═════ SUPPLIED MATERIAL

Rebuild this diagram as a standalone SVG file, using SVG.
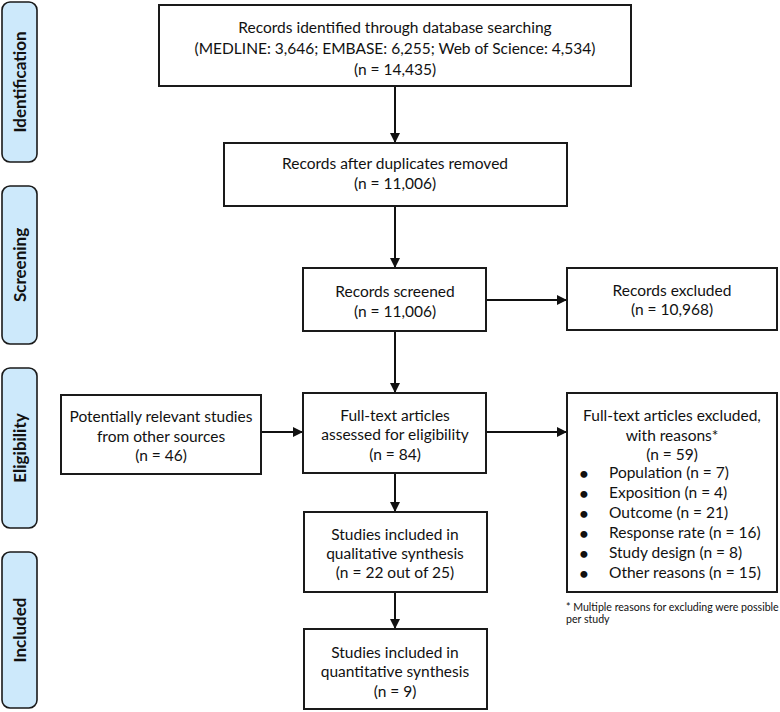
<svg xmlns="http://www.w3.org/2000/svg" width="780" height="712" viewBox="0 0 780 712">
<style>
.box{fill:#ffffff;stroke:#1a1a1a;stroke-width:2}
.lab{fill:#cde9fb;stroke:#1a1a1a;stroke-width:1.6}
.t{font-family:Lato,"Liberation Sans",sans-serif;font-size:15.5px;fill:#111;text-anchor:middle}
.tl{font-family:Lato,"Liberation Sans",sans-serif;font-size:15.5px;fill:#111;text-anchor:start}
.b{font-family:Lato,"Liberation Sans",sans-serif;font-size:16px;font-weight:bold;fill:#111;text-anchor:middle}
.lt{font-family:Lato,"Liberation Sans",sans-serif;font-size:17px;font-weight:bold;fill:#111;text-anchor:middle}
.fn{font-family:Lato,"Liberation Sans",sans-serif;font-size:10.6px;fill:#111}
.c{stroke:#111;stroke-width:2;fill:none}
</style>
<defs>
<marker id="ah" markerWidth="10" markerHeight="10" viewBox="0 0 10 10" refX="10" refY="5" orient="auto" markerUnits="userSpaceOnUse">
<path d="M0,0 L10,5 L0,10 z" fill="#111"/>
</marker>
</defs>
<rect width="780" height="712" fill="#ffffff"/>

<g id="lab-identification"><rect class="lab" x="2" y="2" width="35" height="160" rx="8"/><text class="lt" transform="translate(25.5,82) rotate(-90)">Identification</text></g>
<g id="lab-screening"><rect class="lab" x="2" y="186" width="35" height="158" rx="8"/><text class="lt" transform="translate(25.5,265) rotate(-90)">Screening</text></g>
<g id="lab-eligibility"><rect class="lab" x="2" y="368" width="35" height="160" rx="8"/><text class="lt" transform="translate(25.5,448) rotate(-90)">Eligibility</text></g>
<g id="lab-included"><rect class="lab" x="2" y="552" width="35" height="156" rx="8"/><text class="lt" transform="translate(25.5,630) rotate(-90)">Included</text></g>

<g id="connectors">
<line class="c" x1="395" y1="86" x2="395" y2="143" marker-end="url(#ah)"/>
<line class="c" x1="395" y1="206" x2="395" y2="268" marker-end="url(#ah)"/>
<line class="c" x1="395" y1="331" x2="395" y2="393" marker-end="url(#ah)"/>
<line class="c" x1="395" y1="473" x2="395" y2="512" marker-end="url(#ah)"/>
<line class="c" x1="395" y1="592" x2="395" y2="629" marker-end="url(#ah)"/>
<line class="c" x1="486" y1="300" x2="567" y2="300" marker-end="url(#ah)"/>
<line class="c" x1="261" y1="432" x2="303" y2="432" marker-end="url(#ah)"/>
<line class="c" x1="486" y1="432" x2="567" y2="432" marker-end="url(#ah)"/>
</g>

<g id="identified"><rect class="box" x="159" y="5" width="472" height="81"/>
<text class="t" x="395" y="33">Records identified through database searching</text>
<text class="t" x="395" y="54">(MEDLINE: 3,646; EMBASE: 6,255; Web of Science: 4,534)</text>
<text class="t" x="395" y="75">(n = 14,435)</text></g>

<g id="dedup"><rect class="box" x="224" y="143" width="343" height="63"/>
<text class="t" x="395" y="169">Records after duplicates removed</text>
<text class="t" x="395" y="189">(n = 11,006)</text></g>

<g id="screened"><rect class="box" x="303" y="268" width="183" height="63"/>
<text class="t" x="395" y="297">Records screened</text>
<text class="t" x="395" y="317">(n = 11,006)</text></g>

<g id="excluded"><rect class="box" x="567" y="268" width="210" height="62"/>
<text class="t" x="672" y="296">Records excluded</text>
<text class="t" x="672" y="315">(n = 10,968)</text></g>

<g id="other"><rect class="box" x="61" y="395" width="200" height="79"/>
<text class="t" x="161" y="422">Potentially relevant studies</text>
<text class="t" x="161" y="442">from other sources</text>
<text class="t" x="161" y="461">(n = 46)</text></g>

<g id="fulltext"><rect class="box" x="303" y="393" width="183" height="80"/>
<text class="t" x="395" y="421">Full-text articles</text>
<text class="t" x="395" y="440">assessed for eligibility</text>
<text class="t" x="395" y="460">(n = 84)</text></g>

<g id="ft-excluded"><rect class="box" x="567" y="393" width="210" height="199"/>
<text class="t" x="672" y="421">Full-text articles excluded,</text>
<text class="t" x="672" y="441">with reasons*</text>
<text class="t" x="672" y="460">(n = 59)</text>
<text class="b" x="584" y="479">•</text><text class="tl" x="609" y="478">Population (n = 7)</text>
<text class="b" x="584" y="499">•</text><text class="tl" x="609" y="498">Exposition (n = 4)</text>
<text class="b" x="584" y="519">•</text><text class="tl" x="609" y="518">Outcome (n = 21)</text>
<text class="b" x="584" y="539">•</text><text class="tl" x="609" y="538">Response rate (n = 16)</text>
<text class="b" x="584" y="559">•</text><text class="tl" x="609" y="558">Study design (n = 8)</text>
<text class="b" x="584" y="579">•</text><text class="tl" x="609" y="578">Other reasons (n = 15)</text></g>

<g id="footnote">
<text class="fn" x="566" y="611">* Multiple reasons for excluding were possible</text>
<text class="fn" x="566" y="623">per study</text></g>

<g id="qualitative"><rect class="box" x="304" y="512" width="183" height="80"/>
<text class="t" x="395" y="540">Studies included in</text>
<text class="t" x="395" y="559">qualitative synthesis</text>
<text class="t" x="395" y="578">(n = 22 out of 25)</text></g>

<g id="quantitative"><rect class="box" x="304" y="629" width="183" height="80"/>
<text class="t" x="395" y="658">Studies included in</text>
<text class="t" x="395" y="677">quantitative synthesis</text>
<text class="t" x="395" y="697">(n = 9)</text></g>
</svg>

══════════

> **TASK STATEMENT**: Write out the material above once more, exactly as it reads, with no pictures.

> **REPLY TO THE TASK**:
Rebuild this diagram as a standalone SVG file, using SVG.
<svg xmlns="http://www.w3.org/2000/svg" width="780" height="712" viewBox="0 0 780 712">
<style>
.box{fill:#ffffff;stroke:#1a1a1a;stroke-width:2}
.lab{fill:#cde9fb;stroke:#1a1a1a;stroke-width:1.6}
.t{font-family:Lato,"Liberation Sans",sans-serif;font-size:15.5px;fill:#111;text-anchor:middle}
.tl{font-family:Lato,"Liberation Sans",sans-serif;font-size:15.5px;fill:#111;text-anchor:start}
.b{font-family:Lato,"Liberation Sans",sans-serif;font-size:16px;font-weight:bold;fill:#111;text-anchor:middle}
.lt{font-family:Lato,"Liberation Sans",sans-serif;font-size:17px;font-weight:bold;fill:#111;text-anchor:middle}
.fn{font-family:Lato,"Liberation Sans",sans-serif;font-size:10.6px;fill:#111}
.c{stroke:#111;stroke-width:2;fill:none}
</style>
<defs>
<marker id="ah" markerWidth="10" markerHeight="10" viewBox="0 0 10 10" refX="10" refY="5" orient="auto" markerUnits="userSpaceOnUse">
<path d="M0,0 L10,5 L0,10 z" fill="#111"/>
</marker>
</defs>
<rect width="780" height="712" fill="#ffffff"/>

<g id="lab-identification"><rect class="lab" x="2" y="2" width="35" height="160" rx="8"/><text class="lt" transform="translate(25.5,82) rotate(-90)">Identification</text></g>
<g id="lab-screening"><rect class="lab" x="2" y="186" width="35" height="158" rx="8"/><text class="lt" transform="translate(25.5,265) rotate(-90)">Screening</text></g>
<g id="lab-eligibility"><rect class="lab" x="2" y="368" width="35" height="160" rx="8"/><text class="lt" transform="translate(25.5,448) rotate(-90)">Eligibility</text></g>
<g id="lab-included"><rect class="lab" x="2" y="552" width="35" height="156" rx="8"/><text class="lt" transform="translate(25.5,630) rotate(-90)">Included</text></g>

<g id="connectors">
<line class="c" x1="395" y1="86" x2="395" y2="143" marker-end="url(#ah)"/>
<line class="c" x1="395" y1="206" x2="395" y2="268" marker-end="url(#ah)"/>
<line class="c" x1="395" y1="331" x2="395" y2="393" marker-end="url(#ah)"/>
<line class="c" x1="395" y1="473" x2="395" y2="512" marker-end="url(#ah)"/>
<line class="c" x1="395" y1="592" x2="395" y2="629" marker-end="url(#ah)"/>
<line class="c" x1="486" y1="300" x2="567" y2="300" marker-end="url(#ah)"/>
<line class="c" x1="261" y1="432" x2="303" y2="432" marker-end="url(#ah)"/>
<line class="c" x1="486" y1="432" x2="567" y2="432" marker-end="url(#ah)"/>
</g>

<g id="identified"><rect class="box" x="159" y="5" width="472" height="81"/>
<text class="t" x="395" y="33">Records identified through database searching</text>
<text class="t" x="395" y="54">(MEDLINE: 3,646; EMBASE: 6,255; Web of Science: 4,534)</text>
<text class="t" x="395" y="75">(n = 14,435)</text></g>

<g id="dedup"><rect class="box" x="224" y="143" width="343" height="63"/>
<text class="t" x="395" y="169">Records after duplicates removed</text>
<text class="t" x="395" y="189">(n = 11,006)</text></g>

<g id="screened"><rect class="box" x="303" y="268" width="183" height="63"/>
<text class="t" x="395" y="297">Records screened</text>
<text class="t" x="395" y="317">(n = 11,006)</text></g>

<g id="excluded"><rect class="box" x="567" y="268" width="210" height="62"/>
<text class="t" x="672" y="296">Records excluded</text>
<text class="t" x="672" y="315">(n = 10,968)</text></g>

<g id="other"><rect class="box" x="61" y="395" width="200" height="79"/>
<text class="t" x="161" y="422">Potentially relevant studies</text>
<text class="t" x="161" y="442">from other sources</text>
<text class="t" x="161" y="461">(n = 46)</text></g>

<g id="fulltext"><rect class="box" x="303" y="393" width="183" height="80"/>
<text class="t" x="395" y="421">Full-text articles</text>
<text class="t" x="395" y="440">assessed for eligibility</text>
<text class="t" x="395" y="460">(n = 84)</text></g>

<g id="ft-excluded"><rect class="box" x="567" y="393" width="210" height="199"/>
<text class="t" x="672" y="421">Full-text articles excluded,</text>
<text class="t" x="672" y="441">with reasons*</text>
<text class="t" x="672" y="460">(n = 59)</text>
<text class="b" x="584" y="479">•</text><text class="tl" x="609" y="478">Population (n = 7)</text>
<text class="b" x="584" y="499">•</text><text class="tl" x="609" y="498">Exposition (n = 4)</text>
<text class="b" x="584" y="519">•</text><text class="tl" x="609" y="518">Outcome (n = 21)</text>
<text class="b" x="584" y="539">•</text><text class="tl" x="609" y="538">Response rate (n = 16)</text>
<text class="b" x="584" y="559">•</text><text class="tl" x="609" y="558">Study design (n = 8)</text>
<text class="b" x="584" y="579">•</text><text class="tl" x="609" y="578">Other reasons (n = 15)</text></g>

<g id="footnote">
<text class="fn" x="566" y="611">* Multiple reasons for excluding were possible</text>
<text class="fn" x="566" y="623">per study</text></g>

<g id="qualitative"><rect class="box" x="304" y="512" width="183" height="80"/>
<text class="t" x="395" y="540">Studies included in</text>
<text class="t" x="395" y="559">qualitative synthesis</text>
<text class="t" x="395" y="578">(n = 22 out of 25)</text></g>

<g id="quantitative"><rect class="box" x="304" y="629" width="183" height="80"/>
<text class="t" x="395" y="658">Studies included in</text>
<text class="t" x="395" y="677">quantitative synthesis</text>
<text class="t" x="395" y="697">(n = 9)</text></g>
</svg>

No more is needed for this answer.